- **STATED GOAL**
Repeat the material exactly from its first line to the line that includes "R, B = W - L - PW, H - T - PH". Skip pictures.

··· STORED DATA

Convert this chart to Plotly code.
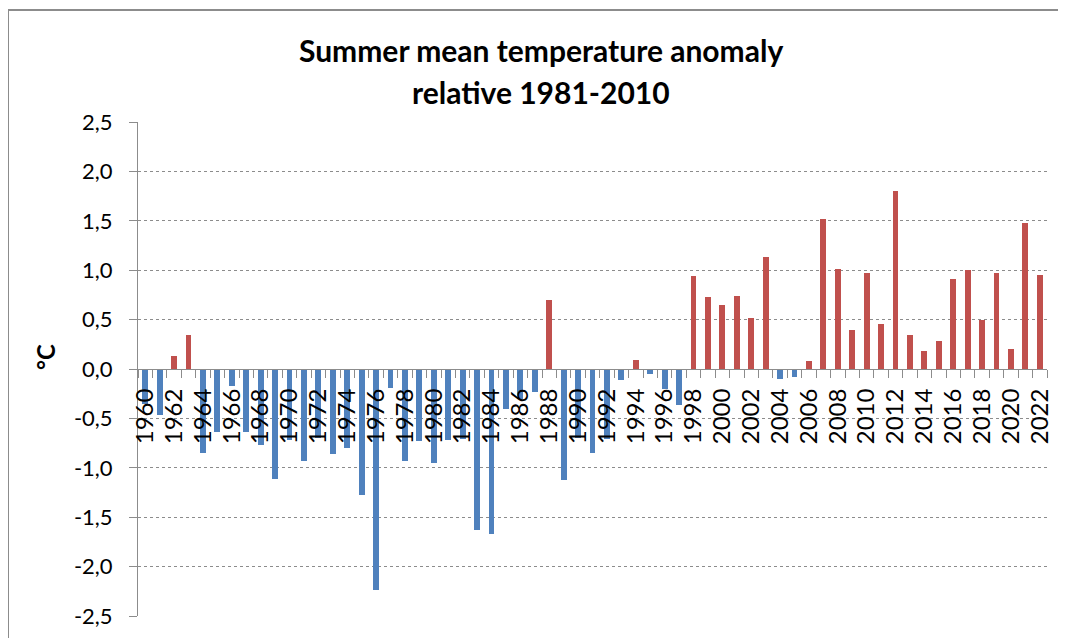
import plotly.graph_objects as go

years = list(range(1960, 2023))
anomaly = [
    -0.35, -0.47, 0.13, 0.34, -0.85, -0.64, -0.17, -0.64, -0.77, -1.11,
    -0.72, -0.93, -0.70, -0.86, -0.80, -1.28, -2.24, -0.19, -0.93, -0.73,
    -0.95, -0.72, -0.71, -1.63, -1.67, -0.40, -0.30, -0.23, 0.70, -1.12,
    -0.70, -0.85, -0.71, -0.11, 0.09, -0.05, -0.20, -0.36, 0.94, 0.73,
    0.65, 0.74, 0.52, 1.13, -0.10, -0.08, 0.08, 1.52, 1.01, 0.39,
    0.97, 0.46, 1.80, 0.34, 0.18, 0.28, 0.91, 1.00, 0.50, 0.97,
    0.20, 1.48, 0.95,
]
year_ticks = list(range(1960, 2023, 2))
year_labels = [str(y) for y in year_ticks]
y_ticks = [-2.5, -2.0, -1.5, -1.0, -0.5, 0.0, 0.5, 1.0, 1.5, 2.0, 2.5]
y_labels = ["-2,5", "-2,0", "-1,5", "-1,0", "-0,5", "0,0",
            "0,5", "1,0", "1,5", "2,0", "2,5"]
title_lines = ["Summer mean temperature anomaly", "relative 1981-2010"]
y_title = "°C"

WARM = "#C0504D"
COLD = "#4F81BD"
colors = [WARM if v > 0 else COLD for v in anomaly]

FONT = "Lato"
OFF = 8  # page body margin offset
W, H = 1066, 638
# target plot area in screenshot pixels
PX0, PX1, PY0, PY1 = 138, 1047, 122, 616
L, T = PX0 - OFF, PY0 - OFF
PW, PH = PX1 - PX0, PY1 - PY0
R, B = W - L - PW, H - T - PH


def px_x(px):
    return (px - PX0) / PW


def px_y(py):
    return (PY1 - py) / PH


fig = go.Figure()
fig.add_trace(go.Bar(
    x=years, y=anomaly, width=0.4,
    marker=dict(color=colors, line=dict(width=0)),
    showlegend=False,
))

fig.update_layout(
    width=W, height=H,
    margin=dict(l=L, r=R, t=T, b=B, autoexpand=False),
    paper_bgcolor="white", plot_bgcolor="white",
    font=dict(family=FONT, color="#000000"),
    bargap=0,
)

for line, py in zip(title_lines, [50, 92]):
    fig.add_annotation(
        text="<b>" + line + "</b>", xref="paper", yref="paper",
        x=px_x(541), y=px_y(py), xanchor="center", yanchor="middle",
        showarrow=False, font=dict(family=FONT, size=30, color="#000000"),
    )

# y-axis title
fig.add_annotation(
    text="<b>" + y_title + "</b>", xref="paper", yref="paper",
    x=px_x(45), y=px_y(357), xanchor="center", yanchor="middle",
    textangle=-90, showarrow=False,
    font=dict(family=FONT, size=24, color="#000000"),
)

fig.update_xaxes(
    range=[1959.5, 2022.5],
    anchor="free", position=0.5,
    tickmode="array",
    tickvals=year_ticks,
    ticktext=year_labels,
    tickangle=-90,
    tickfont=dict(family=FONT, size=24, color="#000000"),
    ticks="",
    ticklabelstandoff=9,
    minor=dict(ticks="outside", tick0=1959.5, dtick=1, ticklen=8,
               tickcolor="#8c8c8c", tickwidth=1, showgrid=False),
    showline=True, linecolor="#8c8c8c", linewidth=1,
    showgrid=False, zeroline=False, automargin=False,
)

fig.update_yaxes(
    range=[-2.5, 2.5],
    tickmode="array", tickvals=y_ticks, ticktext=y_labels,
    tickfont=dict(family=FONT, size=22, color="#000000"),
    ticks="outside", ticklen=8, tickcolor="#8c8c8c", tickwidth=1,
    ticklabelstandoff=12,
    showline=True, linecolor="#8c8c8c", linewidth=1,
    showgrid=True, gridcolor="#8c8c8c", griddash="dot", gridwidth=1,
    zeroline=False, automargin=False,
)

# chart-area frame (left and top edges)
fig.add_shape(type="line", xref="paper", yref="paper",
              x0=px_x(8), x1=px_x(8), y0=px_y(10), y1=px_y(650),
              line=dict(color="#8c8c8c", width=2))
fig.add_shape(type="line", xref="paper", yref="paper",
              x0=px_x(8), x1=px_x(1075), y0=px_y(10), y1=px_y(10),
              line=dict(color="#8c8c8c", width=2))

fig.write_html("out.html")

······

- **RESPONSE**
Convert this chart to Plotly code.
import plotly.graph_objects as go

years = list(range(1960, 2023))
anomaly = [
    -0.35, -0.47, 0.13, 0.34, -0.85, -0.64, -0.17, -0.64, -0.77, -1.11,
    -0.72, -0.93, -0.70, -0.86, -0.80, -1.28, -2.24, -0.19, -0.93, -0.73,
    -0.95, -0.72, -0.71, -1.63, -1.67, -0.40, -0.30, -0.23, 0.70, -1.12,
    -0.70, -0.85, -0.71, -0.11, 0.09, -0.05, -0.20, -0.36, 0.94, 0.73,
    0.65, 0.74, 0.52, 1.13, -0.10, -0.08, 0.08, 1.52, 1.01, 0.39,
    0.97, 0.46, 1.80, 0.34, 0.18, 0.28, 0.91, 1.00, 0.50, 0.97,
    0.20, 1.48, 0.95,
]
year_ticks = list(range(1960, 2023, 2))
year_labels = [str(y) for y in year_ticks]
y_ticks = [-2.5, -2.0, -1.5, -1.0, -0.5, 0.0, 0.5, 1.0, 1.5, 2.0, 2.5]
y_labels = ["-2,5", "-2,0", "-1,5", "-1,0", "-0,5", "0,0",
            "0,5", "1,0", "1,5", "2,0", "2,5"]
title_lines = ["Summer mean temperature anomaly", "relative 1981-2010"]
y_title = "°C"

WARM = "#C0504D"
COLD = "#4F81BD"
colors = [WARM if v > 0 else COLD for v in anomaly]

FONT = "Lato"
OFF = 8  # page body margin offset
W, H = 1066, 638
# target plot area in screenshot pixels
PX0, PX1, PY0, PY1 = 138, 1047, 122, 616
L, T = PX0 - OFF, PY0 - OFF
PW, PH = PX1 - PX0, PY1 - PY0
R, B = W - L - PW, H - T - PH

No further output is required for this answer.